Lavoro, un italiano su due è stressato. E le aziende non vedono il malessere

Quasi un italiano su due è stressato dal lavoro, il 25% si sente quotidianamente triste, l’11% arrabbiato. C’è un malessere che agita le persone, e non è più – o forse, non è mai stata – una questione individuale. È un’onda collettiva che mette in discussione i modelli manageriali tradizionali e ridefinisce il valore stesso del lavoro.

Un problema mondiale

Il rapporto “State of the Global Workplace 2024” di Gallup, condotto in 90 Paesi, parla chiaro: il disagio legato al lavoro riguarda tutti. Il 41% dei dipendenti nel mondo è stressato e il 20% sperimenta un senso di solitudine quotidiano. Una sensazione più forte per chi lavora completamente da remoto e per chi ha meno di 35 anni.

Fonte: Gallup, State of the Global Workplace 2024

Il lavoro, del resto, è sempre stato un abilitatore di relazioni sociali: non solo chi lavora si sente meno solo (20%) rispetto a chi non ha un lavoro (32%), ma chi da quel lavoro è coinvolto afferma di avere anche una vita complessivamente più felice.

Fonte: Gallup, State of the Global Workplace 2024

Il peso di una cattiva gestione

Il modo in cui sono gestite le aziende incide notevolmente sullo stato emotivo dei singoli lavoratori. Chi lavora in realtà con cattive pratiche gestionali ha quasi il 60% in più di probabilità di essere stressato rispetto a chi lavora in ambienti che mettono le persone al centro. Il management, in particolare, è ritenuto responsabile fino al 70% del benessere del capitale umano.

Fonte: Gallup, State of the Global Workplace 2024

Le aziende in cui i team si sentono più gratificati si distinguono per obiettivi trasparenti, feedback regolari, rispetto e comprensione reciproci. E se le persone vivono meglio sul lavoro, aumentano di conseguenza produttività e profittabilità delle imprese, a fronte di una riduzione dell’assenteismo. Viceversa, Gallup stima che il basso impegno delle persone sul lavoro costi all’economia globale 8.900 miliardi di dollari, pari al 9% del Pil mondiale.

Attenzione, però, perché la sfida a cui sono chiamati i manager non è facile, tanto che secondo la ricerca proprio i dirigenti sperimentano livelli più elevati di emozioni negative rispetto al resto della popolazione aziendale. Sono chiamati a trovare nuovi linguaggi, nuove modalità organizzative e, soprattutto, a ripensare il loro rapporto con il potere. Il tutto, in un contesto lavorativo in forte cambiamento, in cui l’arrivo di tecnologie, come l’intelligenza artificiale generativa, espongono buona parte della popolazione aziendale a precarietà e senso di inadeguatezza.

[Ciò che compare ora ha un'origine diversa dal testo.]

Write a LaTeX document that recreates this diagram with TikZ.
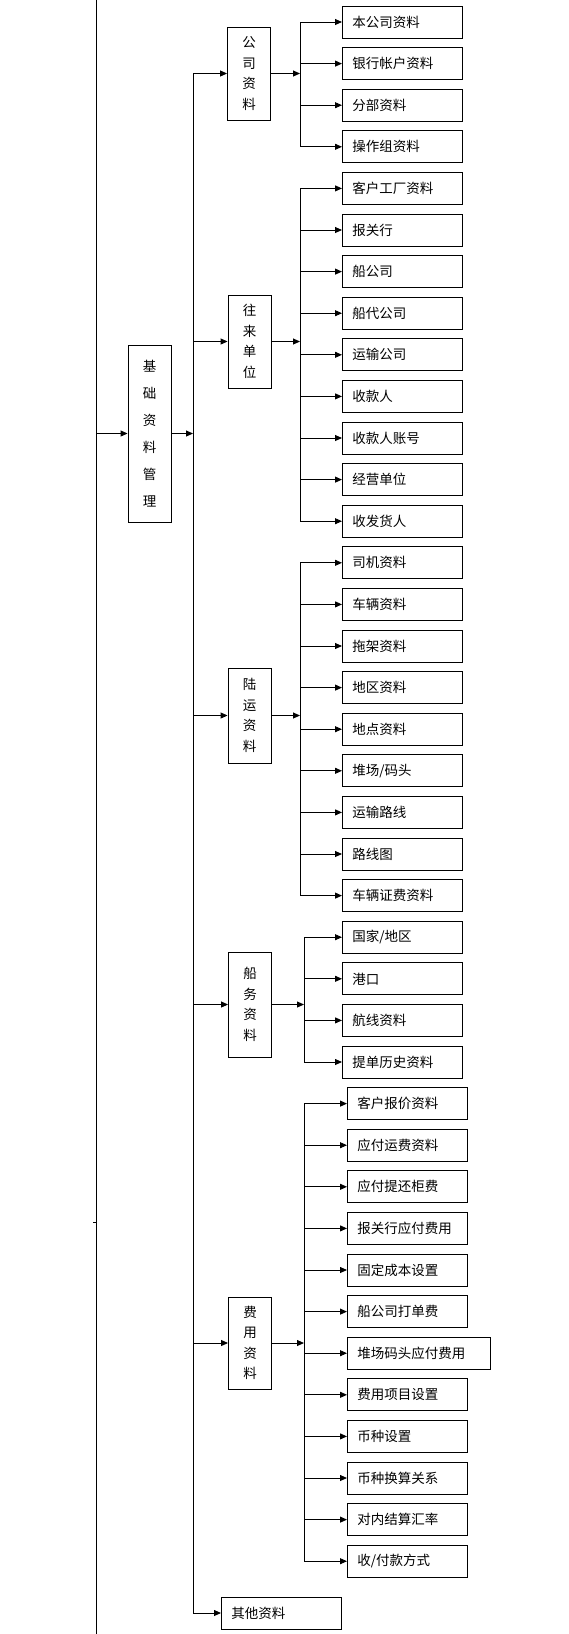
\documentclass[tikz,border=0pt]{standalone}
\usepackage{fontspec}
\setmainfont{Noto Sans CJK SC}
\usetikzlibrary{arrows.meta}
\begin{document}
\begin{tikzpicture}[x=1pt,y=-1pt,
 line width=0.9pt,
 arr/.style={-{Triangle[length=7pt,width=6pt]}},
 leaf/.style={draw, anchor=west, text width=100pt, inner xsep=10pt, inner ysep=0pt, minimum height=32pt, align=left, font=\fontsize{13.5}{16}\selectfont},
 mid/.style={draw, minimum width=43pt, inner sep=0pt, align=center, font=\fontsize{13.5}{20.5}\selectfont},
]
\useasboundingbox (0,0) rectangle (569,1634);
% leaves
\foreach \t [count=\i from 0] in {本公司资料,银行帐户资料,分部资料,操作组资料,客户工厂资料,报关行,船公司,船代公司,运输公司,收款人,收款人账号,经营单位,收发货人,司机资料,车辆资料,拖架资料,地区资料,地点资料,堆场/码头,运输路线,路线图,车辆证费资料,国家/地区,港口,航线资料,提单历史资料}
  \node[leaf] (L\i) at (342, 22+41.6*\i) {\t};
\foreach \t [count=\i from 26] in {客户报价资料,应付运费资料,应付提还柜费,报关行应付费用,固定成本设置,船公司打单费}
  \node[leaf] (L\i) at (347, 22+41.6*\i) {\t};
\node[leaf, text width=123pt] (L32) at (347, 22+41.6*32) {堆场码头应付费用};
\foreach \t [count=\i from 33] in {费用项目设置,币种设置,币种换算关系,对内结算汇率,收/付款方式}
  \node[leaf] (L\i) at (347, 22+41.6*\i) {\t};
% middle boxes
\node[mid, minimum height=93pt] (A) at (249, 73.5) {公\\司\\资\\料};
\node[mid, minimum height=93pt] (B) at (249.5, 341.5) {往\\来\\单\\位};
\node[mid, minimum height=95pt] (C) at (249.5, 715.5) {陆\\运\\资\\料};
\node[mid, minimum height=105pt] (D) at (250, 1004.5) {船\\务\\资\\料};
\node[mid, minimum height=92pt] (E) at (250, 1343) {费\\用\\资\\料};
\node[leaf] (F) at (221, 1613) {其他资料};
\node[mid, minimum height=177pt, font=\fontsize{13.5}{27}\selectfont] (J) at (149.5, 433.5) {基\\础\\资\\料\\管\\理};
% left line
\coordinate (vtop) at (96,0);
\coordinate (vbot) at (96,1634);
\coordinate (tk) at (93,1222);
\draw (vtop) -- (vbot);
\draw (tk) -- (vtop |- tk);
\draw[arr] (vtop |- J.west) -- (J.west);
% trunk
\coordinate (T) at (193,0);
\draw[arr] (J.east) -- (T |- J.east);
\draw (T |- A.west) -- (T |- F.west);
\foreach \m in {A,B,C,D,E,F}
  \draw[arr] (T |- \m.west) -- (\m.west);
% branches
\coordinate (b1) at (300,0);
\coordinate (b2) at (304,0);
\draw[arr] (A.east) -- (b1 |- A.east);
\draw (b1 |- L0.west) -- (b1 |- L3.west);
\foreach \i in {0,...,3} \draw[arr] (b1 |- L\i.west) -- (L\i.west);
\draw[arr] (B.east) -- (b1 |- B.east);
\draw (b1 |- L4.west) -- (b1 |- L12.west);
\foreach \i in {4,...,12} \draw[arr] (b1 |- L\i.west) -- (L\i.west);
\draw[arr] (C.east) -- (b1 |- C.east);
\draw (b1 |- L13.west) -- (b1 |- L21.west);
\foreach \i in {13,...,21} \draw[arr] (b1 |- L\i.west) -- (L\i.west);
\draw[arr] (D.east) -- (b2 |- D.east);
\draw (b2 |- L22.west) -- (b2 |- L25.west);
\foreach \i in {22,...,25} \draw[arr] (b2 |- L\i.west) -- (L\i.west);
\draw[arr] (E.east) -- (b2 |- E.east);
\draw (b2 |- L26.west) -- (b2 |- L37.west);
\foreach \i in {26,...,37} \draw[arr] (b2 |- L\i.west) -- (L\i.west);
\end{tikzpicture}
\end{document}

Fonte: Gallup, State of the Global Workplace 2024

I giovani soffrono di più

Secondo il report, sono soprattutto le nuove generazioni a mostrare in maniera più accentuata i segnali di malessere. Subiscono al contempo sia lo sfaldamento dei modelli tradizionali legati all’evoluzione delle carriere (un tempo il nesso “mi impegno, quindi cresco” era immediato, ora non lo è più) sia la perdita delle relazioni sociali. Il tutto mentre molte aziende sembrano non accorgersi della profondità del disagio provato e rispondono richiamando semplicemente i propri dipendenti in presenza (non ultimo il caso del colosso Amazon). La sfida è, invece, interpretare i bisogni sommersi e ripensare tempo e spazio del lavoro secondo logiche nuove.

Per riuscirci, non bastano app per la mindfulness o tappetini da yoga. Come conferma una recente ricerca della Oxford University, vi sono poche prove a sostegno di eventuali benefici di singoli interventi per il wellbeing. Concentrarsi su azioni spot, molto suggestive da raccontare ma poco autentiche, potrebbe generare l’effetto opposto e far aumentare il risentimento sociale.

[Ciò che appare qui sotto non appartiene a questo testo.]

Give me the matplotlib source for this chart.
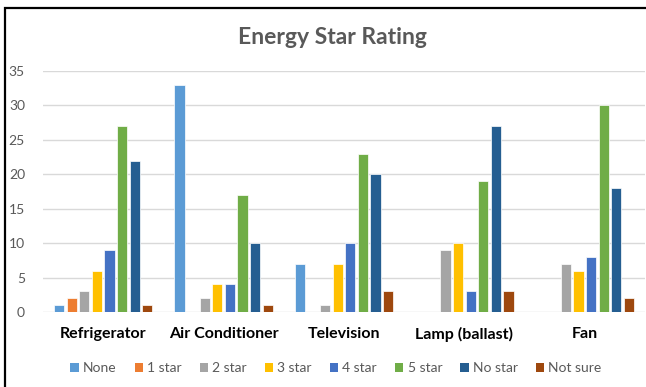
import matplotlib
matplotlib.use("Agg")
import matplotlib.pyplot as plt
from matplotlib.patches import Rectangle, Patch
import numpy as np

plt.rcParams['font.family'] = ['Lato', 'DejaVu Sans']

# survey counts per appliance
appliances = ["Refrigerator", "Air Conditioner", "Television", "Lamp (ballast)", "Fan"]
ratings = ["None", "1 star", "2 star", "3 star", "4 star", "5 star", "No star", "Not sure"]
none_star = [1, 33, 7, 0, 0]
one_star = [2, 0, 0, 0, 0]
two_star = [3, 2, 1, 9, 7]
three_star = [6, 4, 7, 10, 6]
four_star = [9, 4, 10, 3, 8]
five_star = [27, 17, 23, 19, 30]
no_star = [22, 10, 20, 27, 18]
not_sure = [1, 1, 3, 3, 2]
series = [none_star, one_star, two_star, three_star, four_star, five_star, no_star, not_sure]

colors = ["#5B9BD5", "#ED7D31", "#A5A5A5", "#FFC000",
          "#4472C4", "#70AD47", "#255E91", "#9E480E"]

W, H = 646, 387
fig = plt.figure(figsize=(W / 100, H / 100), dpi=100)
ax = fig.add_axes([43 / W, (H - 312) / H, 602 / W, 241 / H])

step = 0.1047
bar_w = 0.085
x = np.arange(len(appliances))
for i, (vals, c) in enumerate(zip(series, colors)):
    offs = (i - 3.5) * step
    ax.bar(x + offs, vals, width=bar_w, color=c, edgecolor="white",
           linewidth=0.5, zorder=3)

ax.set_xlim(-0.5, len(appliances) - 0.5)
ax.set_ylim(0, 35)
ax.set_yticks(range(0, 36, 5))
ax.yaxis.grid(True, color="#D9D9D9", linewidth=1, zorder=0)
ax.set_axisbelow(True)
for s in ax.spines.values():
    s.set_visible(False)
ax.tick_params(axis="y", length=0, pad=13, labelsize=10, labelcolor="#595959")
ax.tick_params(axis="x", length=0, pad=11, labelsize=11.5)
ax.set_xticks(x)
ax.set_xticklabels(appliances, fontweight="bold", color="black")

fig.text(332 / W, 1 - 37 / H, "Energy Star Rating", ha="center", va="center",
         fontsize=16.5, fontweight="bold", color="#595959")

handles = [Patch(facecolor=c, label=r) for c, r in zip(colors, ratings)]
fig.legend(handles=handles, loc="center", bbox_to_anchor=(336 / W, 1 - 368 / H),
           ncol=8, frameon=False, fontsize=10, handlelength=0.6, handleheight=0.6,
           handletextpad=0.3, columnspacing=1.3, labelcolor="#595959")

# chart frame
fig.patches.append(Rectangle((5 / W, -0.1), 1.2, 1 - 8 / H + 0.1, transform=fig.transFigure,
                             fill=False, edgecolor="black", linewidth=1.6))

fig.savefig("out.png", dpi=100)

Le condizioni macroeconomiche

Infine, avverte Gallup, occhio al contesto esterno. Le condizioni macroeconomiche incidono sullo status emotivo dei lavoratori in modo significativo. Chi vive in Paesi con un mercato del lavoro dinamico tende a sentirsi meno infelice e più libero di lasciare situazioni lavorative negative per trovarne di migliori. In Italia, appena tre persone su dieci ritengono che sia un buon momento per cambiare lavoro. Ma il fatto che non si dimettano non vuol dire che siano felici o si sentano coinvolte. Potrebbero semplicemente aver paura di non trovare altro o di peggiorare la propria condizione.